Pulau Brani is an island located off the southern coast of Singapore, near Keppel Harbour. The island is situated between the main island of Singapore and the resort island of Sentosa, and is linked to the mainland via Brani Terminal Avenue. The area of Pulau Brani is 1.22 km².

Contents

  • Etymology 1
  • History 2
  • References 3
  • External links 4

Etymology

Pulau Brani means "Island of the Brave" in Malay (berani means "brave") or "Home of the Warriors". In an 1828 sketch of the island of Singapore, the island is referred to as Po. Ayer Brani.

There are at least three Malay legends and stories pertaining to the island's name. One story propounds that the island got its name because it was the burial ground of old warrior pirates. Another view refers to the island as Pulau Ayer Brani, as recorded in John Turnbull Thomson's 1949 chart, because a stream of fresh water was said to come up from the coastal sea bed or beach, which persisted despite the flow of sea water. The third story has it that there is a well on top of the island, with water of potent qualities. A tank formed of natural rock on the Tanjong Pagar side of the island contained the overflow of water from this well and was used by people for bathing.

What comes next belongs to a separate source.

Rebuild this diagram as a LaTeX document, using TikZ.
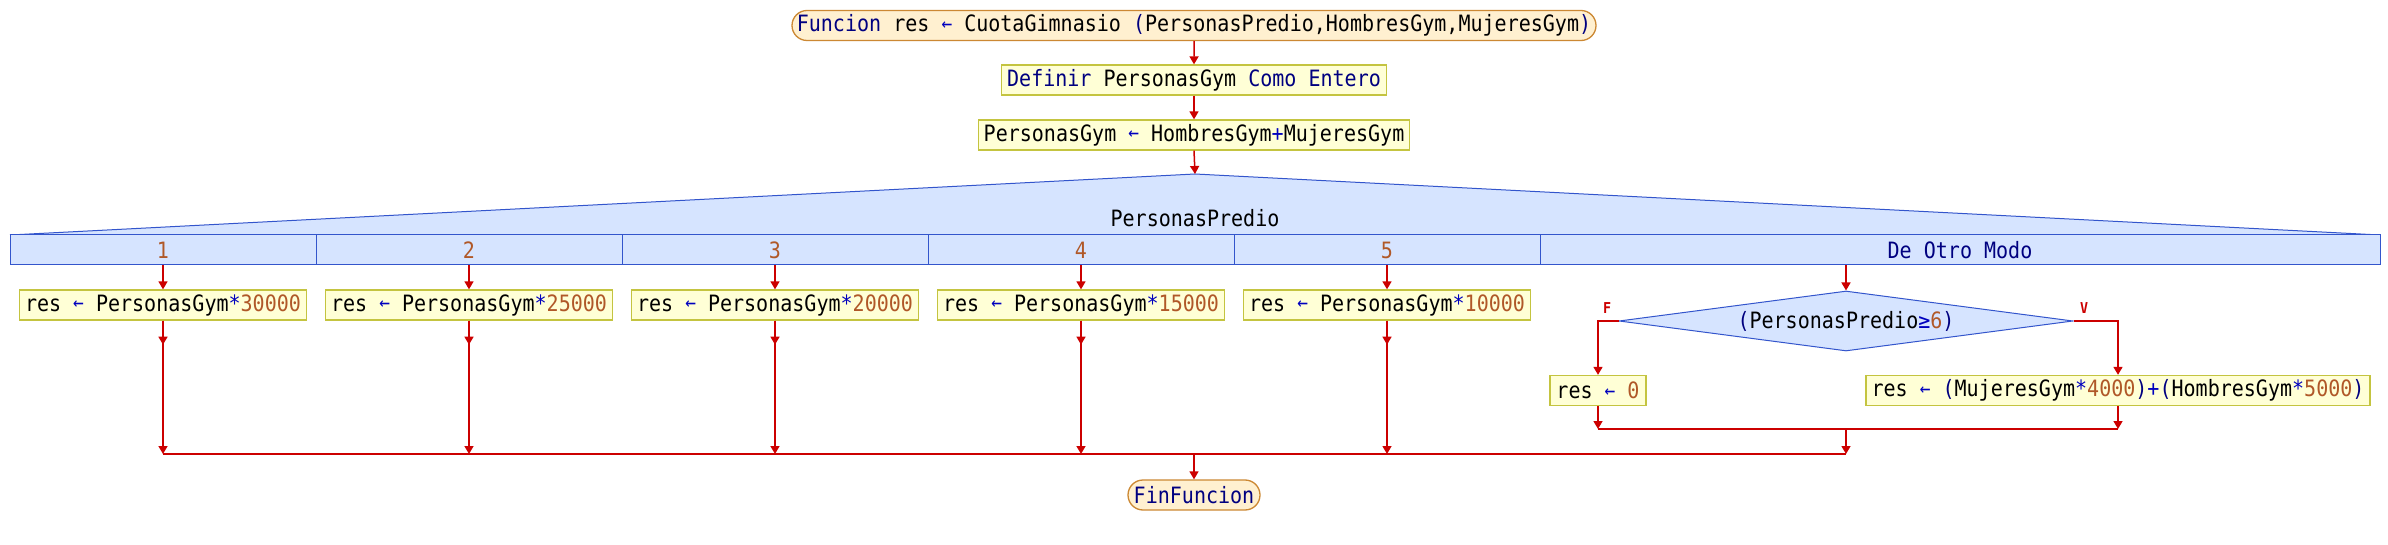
\documentclass[tikz,border=0pt]{standalone}
\usepackage{fontspec}
\newfontfamily\psefont[FakeStretch=0.89]{DejaVu Sans Mono}
\usetikzlibrary{arrows.meta,shapes.geometric,shapes.misc,calc}
\definecolor{kwc}{RGB}{0,0,128}
\definecolor{opc}{RGB}{0,0,190}
\definecolor{numc}{RGB}{176,88,40}
\definecolor{flowc}{RGB}{204,0,0}
\definecolor{procfill}{RGB}{255,255,214}
\definecolor{procline}{RGB}{196,196,64}
\definecolor{termfill}{RGB}{255,240,208}
\definecolor{termline}{RGB}{204,136,51}
\definecolor{casefill}{RGB}{214,228,255}
\definecolor{caseline}{RGB}{51,85,204}
\newcommand{\pK}[1]{\textcolor{kwc}{#1}}
\newcommand{\pO}[1]{\textcolor{opc}{#1}}
\newcommand{\pN}[1]{\textcolor{numc}{#1}}
\newcommand{\pA}{\textcolor{opc}{\raisebox{1.5pt}{\fontsize{20}{22}\selectfont ←}}}
\tikzset{
  proc/.style={draw=procline, fill=procfill, line width=1.3pt, minimum height=30pt, inner xsep=2pt, inner ysep=0pt},
  term/.style={rounded rectangle, draw=termline, fill=termfill, line width=1.3pt, minimum height=30pt, inner xsep=2pt, inner ysep=0pt},
  cell/.style={draw=caseline, fill=casefill, line width=1pt, minimum height=30pt, minimum width=306pt, inner sep=0pt},
  cond/.style={diamond, draw=caseline, fill=casefill, line width=1pt, minimum width=454pt, minimum height=60pt, aspect=7.57, inner sep=0pt},
  flow/.style={draw=flowc, line width=1.5pt, -{Triangle[width=9pt,length=8pt]}},
  joinline/.style={draw=flowc, line width=2.6pt},
  lbl/.style={text=flowc, font=\psefont\bfseries\fontsize{15}{17}\selectfont}
}
\begin{document}
\begin{tikzpicture}[x=1pt, y=-1pt, font=\psefont\fontsize{22.5}{26}\selectfont]
\useasboundingbox[fill=white] (0,0) rectangle (2388,545);
% top
\node[term, minimum width=808pt] (start) at (1194,25.5) {\pK{Funcion} res \pA{} CuotaGimnasio \pK{(}PersonasPredio,HombresGym,MujeresGym\pK{)}};
\node[proc, minimum width=385pt] (def) at (1194,80) {\pK{Definir} PersonasGym \pK{Como Entero}};
\node[proc, minimum width=431pt] (asg) at (1194,135) {PersonasGym \pA{} HombresGym\pO{+}MujeresGym};
% case header
\coordinate (peak) at (1195,174);
\path[fill=casefill] (10,235) -- (peak) -- (2380,235) -- cycle;
\draw[caseline, line width=1pt] (10,235) -- (peak) -- (2380,235);
\node (sel) at (1195,218) {PersonasPredio};
\node[cell] (c1) at (163,250) {\pN{1}};
\node[cell] (c2) at (469,250) {\pN{2}};
\node[cell] (c3) at (775,250) {\pN{3}};
\node[cell] (c4) at (1081,250) {\pN{4}};
\node[cell] (c5) at (1387,250) {\pN{5}};
\node[cell, minimum width=840pt] (c6) at (1960,250) {\pK{De Otro Modo}};
% case bodies
\node[proc, minimum width=287pt] (b1) at (163,305) {res \pA{} PersonasGym\pO{*}\pN{30000}};
\node[proc, minimum width=287pt] (b2) at (469,305) {res \pA{} PersonasGym\pO{*}\pN{25000}};
\node[proc, minimum width=287pt] (b3) at (775,305) {res \pA{} PersonasGym\pO{*}\pN{20000}};
\node[proc, minimum width=287pt] (b4) at (1081,305) {res \pA{} PersonasGym\pO{*}\pN{15000}};
\node[proc, minimum width=287pt] (b5) at (1387,305) {res \pA{} PersonasGym\pO{*}\pN{10000}};
\node[cond] (dia) at (1846,321) {\pK{(}PersonasPredio\pO{≥}\pN{6}\pK{)}};
\node[proc, minimum width=96pt] (bF) at (1598,390.5) {res \pA{} \pN{0}};
\node[proc, minimum width=504pt] (bV) at (2118,390.5) {res \pA{} \pK{(}MujeresGym\pO{*}\pN{4000}\pK{)}\pO{+}\pK{(}HombresGym\pO{*}\pN{5000}\pK{)}};
\node[lbl] (lF) at (1607,308) {F};
\node[lbl] (lV) at (2084,308) {V};
\node[term, minimum width=136pt] (fin) at (1194,495) {\pK{FinFuncion}};
\coordinate (ij) at (1846,429);
\coordinate (mj) at (1194,454);
% connectors
\draw[flow] (start) -- (def);
\draw[flow] (def) -- (asg);
\draw[flow] (asg.south) -- (peak);
\foreach \i in {1,...,5} {
  \draw[flow] (c\i.south) -- (b\i.north);
  \draw[flow] (b\i.south) -- ++(0,24);
  \draw[flow] (b\i.south) -- (b\i.south |- mj);
}
\draw[flow] (c6.south -| dia.north) -- (dia.north);
\draw[flow] (dia.west) -| (bF.north);
\draw[flow] (dia.east) -| (bV.north);
\draw[flow] (bF.south) -- (bF.south |- ij);
\draw[flow] (bV.south) -- (bV.south |- ij);
\draw[joinline] (bF.south |- ij) -- (bV.south |- ij);
\draw[flow] (ij) -- (ij |- mj);
\draw[joinline] (b1.south |- mj) -- (ij |- mj);
\draw[flow] (mj) -- (fin.north);
\end{tikzpicture}
\end{document}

Pulau Brani is known as san chu shek tui min in Cantonese, meaning "opposite the new tin smelting" due to a tin smelting plant located on the island in the first half of the twentieth century. The Cantonese also refer to it as cha tin ma thau tui min, meaning "opposite Jardine's jetty".

History

Initially, Pulau Brani only had Malay fishing villages along the coast, such as Telok Saga and Kampong Selat Sengkir. In 1845, G.A. Prinsep proposed building a patent ship at Telok Saga which is on the north side of the island. In 1846, Jacob Chinis published plans for the construction of a dry dock on the same side. One of the great coin divers in the 1930s was Wak Melau who stayed at Telok Saga. His father came from Sumatra but he had stayed all his life at Telok Saga as a coin diver and fisherman.

Interest in Pulau Brani as a military base was already evident before 1822, with the completion of a chart based on a survey of the island and its coast in that year by Captain Franklin, the Quarter Master in the General Surveyor's Department. By March 1889, the island was made into a navy and military fort, following the decision to transfer forts to the islands south of the new harbour at Keppel Harbour. In line with the above, the Commissariat and the Ordnance Department were moved to Pulau Brani.

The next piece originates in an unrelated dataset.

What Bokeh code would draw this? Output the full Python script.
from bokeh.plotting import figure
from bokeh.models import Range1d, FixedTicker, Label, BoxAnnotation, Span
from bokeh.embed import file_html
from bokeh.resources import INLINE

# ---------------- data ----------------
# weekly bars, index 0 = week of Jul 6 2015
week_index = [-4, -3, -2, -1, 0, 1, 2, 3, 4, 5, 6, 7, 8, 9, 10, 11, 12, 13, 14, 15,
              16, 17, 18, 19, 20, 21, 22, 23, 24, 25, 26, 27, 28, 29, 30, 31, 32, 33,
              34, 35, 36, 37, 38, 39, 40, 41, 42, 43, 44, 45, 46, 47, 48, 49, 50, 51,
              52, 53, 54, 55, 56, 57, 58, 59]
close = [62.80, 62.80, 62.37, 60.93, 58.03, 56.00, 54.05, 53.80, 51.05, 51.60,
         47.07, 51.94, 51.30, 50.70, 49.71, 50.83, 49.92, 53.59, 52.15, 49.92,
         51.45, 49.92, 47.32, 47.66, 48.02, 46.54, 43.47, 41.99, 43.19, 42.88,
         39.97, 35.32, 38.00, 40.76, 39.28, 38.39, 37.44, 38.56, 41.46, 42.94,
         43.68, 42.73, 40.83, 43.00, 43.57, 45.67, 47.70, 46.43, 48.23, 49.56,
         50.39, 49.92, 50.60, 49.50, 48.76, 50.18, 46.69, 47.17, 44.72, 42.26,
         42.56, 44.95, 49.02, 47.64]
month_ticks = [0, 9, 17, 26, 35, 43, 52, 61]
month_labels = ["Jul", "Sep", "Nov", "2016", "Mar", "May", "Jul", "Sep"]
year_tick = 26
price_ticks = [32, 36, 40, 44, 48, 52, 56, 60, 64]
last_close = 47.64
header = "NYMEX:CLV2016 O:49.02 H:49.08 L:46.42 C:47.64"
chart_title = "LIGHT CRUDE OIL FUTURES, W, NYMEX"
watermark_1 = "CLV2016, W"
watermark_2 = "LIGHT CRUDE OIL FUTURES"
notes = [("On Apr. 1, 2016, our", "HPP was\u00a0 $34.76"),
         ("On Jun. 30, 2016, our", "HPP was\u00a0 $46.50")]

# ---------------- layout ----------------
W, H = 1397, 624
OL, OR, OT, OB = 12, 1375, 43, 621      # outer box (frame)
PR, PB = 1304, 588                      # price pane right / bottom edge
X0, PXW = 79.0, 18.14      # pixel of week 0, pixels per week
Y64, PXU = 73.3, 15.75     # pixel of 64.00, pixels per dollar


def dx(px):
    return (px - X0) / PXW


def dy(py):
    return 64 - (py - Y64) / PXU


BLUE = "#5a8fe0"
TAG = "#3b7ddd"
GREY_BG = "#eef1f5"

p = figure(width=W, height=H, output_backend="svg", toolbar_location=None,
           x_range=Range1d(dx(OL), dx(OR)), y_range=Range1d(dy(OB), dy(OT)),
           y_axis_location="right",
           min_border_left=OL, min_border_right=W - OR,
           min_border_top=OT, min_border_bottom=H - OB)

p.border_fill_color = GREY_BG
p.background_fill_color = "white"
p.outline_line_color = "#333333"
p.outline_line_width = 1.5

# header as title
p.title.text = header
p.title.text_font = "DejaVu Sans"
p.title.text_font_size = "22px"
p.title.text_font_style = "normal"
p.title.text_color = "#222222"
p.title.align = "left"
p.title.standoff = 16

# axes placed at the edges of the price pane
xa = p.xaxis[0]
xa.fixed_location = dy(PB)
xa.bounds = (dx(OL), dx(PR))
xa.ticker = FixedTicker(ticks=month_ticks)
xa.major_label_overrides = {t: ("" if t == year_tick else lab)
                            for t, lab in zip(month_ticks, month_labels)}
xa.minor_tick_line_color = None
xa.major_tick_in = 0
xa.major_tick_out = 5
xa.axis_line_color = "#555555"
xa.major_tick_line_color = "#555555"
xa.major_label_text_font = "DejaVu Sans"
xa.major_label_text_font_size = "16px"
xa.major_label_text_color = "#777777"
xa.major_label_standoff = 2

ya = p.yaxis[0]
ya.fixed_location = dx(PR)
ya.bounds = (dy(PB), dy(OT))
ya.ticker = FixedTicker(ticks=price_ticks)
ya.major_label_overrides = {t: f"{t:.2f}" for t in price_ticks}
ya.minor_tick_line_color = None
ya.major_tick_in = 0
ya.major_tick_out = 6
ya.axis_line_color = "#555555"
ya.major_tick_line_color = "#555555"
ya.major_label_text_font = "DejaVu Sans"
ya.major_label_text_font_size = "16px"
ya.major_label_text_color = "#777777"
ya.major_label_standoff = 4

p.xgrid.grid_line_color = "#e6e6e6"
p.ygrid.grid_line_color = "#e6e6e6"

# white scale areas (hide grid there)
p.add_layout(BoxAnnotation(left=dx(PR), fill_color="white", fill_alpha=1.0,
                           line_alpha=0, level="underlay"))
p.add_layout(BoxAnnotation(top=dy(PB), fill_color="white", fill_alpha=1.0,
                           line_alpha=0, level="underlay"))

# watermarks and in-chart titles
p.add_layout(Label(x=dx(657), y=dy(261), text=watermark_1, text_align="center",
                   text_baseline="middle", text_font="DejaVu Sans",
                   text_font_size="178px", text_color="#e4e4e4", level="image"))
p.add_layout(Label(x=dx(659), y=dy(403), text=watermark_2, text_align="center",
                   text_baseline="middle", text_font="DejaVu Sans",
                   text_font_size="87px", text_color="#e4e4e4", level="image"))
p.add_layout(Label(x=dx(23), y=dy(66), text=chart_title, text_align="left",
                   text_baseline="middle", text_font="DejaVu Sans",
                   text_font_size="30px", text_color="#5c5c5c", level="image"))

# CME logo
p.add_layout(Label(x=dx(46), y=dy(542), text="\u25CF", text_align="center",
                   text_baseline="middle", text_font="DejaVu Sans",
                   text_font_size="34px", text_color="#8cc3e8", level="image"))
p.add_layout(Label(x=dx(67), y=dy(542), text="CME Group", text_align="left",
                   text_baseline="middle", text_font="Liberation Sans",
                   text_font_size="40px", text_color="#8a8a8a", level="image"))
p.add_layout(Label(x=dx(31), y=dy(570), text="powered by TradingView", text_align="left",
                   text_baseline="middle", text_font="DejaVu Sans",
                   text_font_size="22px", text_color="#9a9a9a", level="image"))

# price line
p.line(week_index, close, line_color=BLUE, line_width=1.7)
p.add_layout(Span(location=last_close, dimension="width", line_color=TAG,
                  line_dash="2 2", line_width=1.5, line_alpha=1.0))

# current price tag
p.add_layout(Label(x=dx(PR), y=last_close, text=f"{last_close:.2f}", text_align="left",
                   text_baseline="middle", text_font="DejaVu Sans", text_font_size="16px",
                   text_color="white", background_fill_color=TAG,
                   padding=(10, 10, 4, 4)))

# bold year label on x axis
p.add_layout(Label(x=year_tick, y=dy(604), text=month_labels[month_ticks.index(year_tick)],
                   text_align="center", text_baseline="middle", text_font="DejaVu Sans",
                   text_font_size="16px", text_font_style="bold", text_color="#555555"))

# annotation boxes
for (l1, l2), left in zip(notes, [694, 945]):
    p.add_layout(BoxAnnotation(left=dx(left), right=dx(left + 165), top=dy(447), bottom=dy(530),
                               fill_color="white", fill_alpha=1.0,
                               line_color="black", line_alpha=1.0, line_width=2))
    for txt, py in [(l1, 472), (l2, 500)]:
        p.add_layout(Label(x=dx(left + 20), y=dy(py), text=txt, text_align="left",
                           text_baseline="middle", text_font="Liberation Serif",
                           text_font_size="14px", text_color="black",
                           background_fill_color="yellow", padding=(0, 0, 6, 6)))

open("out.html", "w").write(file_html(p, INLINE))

In 1890, the Straits Trading Company opened a tin smelting plant on Pulau Brani. In February 1942, the plant was destroyed in view of the British surrender of Singapore to the Japanese. However, with the ending of the Japanese Occupation in 1945, the plant was restored and smelting resumed. In 1965, the Straits Trading Company's lease expired and the company soon moved out.

The British army had their maritime (water transport) base here, first with the RASC and then the RCT. Many families lived in the married quarters on the island. Primary children attended the British army school located near Buller Jetty, as did the children from army families on Blakang Mati (now Sentosa). Secondary age children had to go to the mainland by ferry, attending the Alexandra Schools at Gillman Barracks, then after 1964 either Bourne (in the Gillman buildings) or the brand new St John's Comprehensive in what is now the United World College in Dover Road.

Pulau Brani was selected to house a naval base in early 1971 for the then Singapore Maritime Command (now Republic of Singapore Navy). In those days, there were some settlements along the island's coast. In addition, there were the Pulau Brani Sports Club, the Pulau Brani Community Club and two primary schools - Tai Chong and Telok Saga.

In September 1971, work for the development of the naval base commenced, and villagers living on the island were resettled to mainland Singapore. Land reclamation works by the Port of Singapore Authority (PSA) commenced in April 1972. The PSA also carried out the removal of reef, dredging, and widening of Selat Sengkir (the channel between Pulau Brani and Sentosa) in February 1973.

The new naval base, then known as the Singapore Maritime Command Naval Base, was officially opened by former Prime Minister Lee Kuan Yew on 26 January 1974. The base was subsequently renamed Brani Naval Base.

Subsequently, part of the naval base was redeveloped to build Brani Container Terminal. On 12 October 2000, the rest of the base was officially closed when its facilities were moved to Changi Naval Base. The vacant facilities were taken over by the Singapore Police Force's Police Coast Guard for its new headquarters.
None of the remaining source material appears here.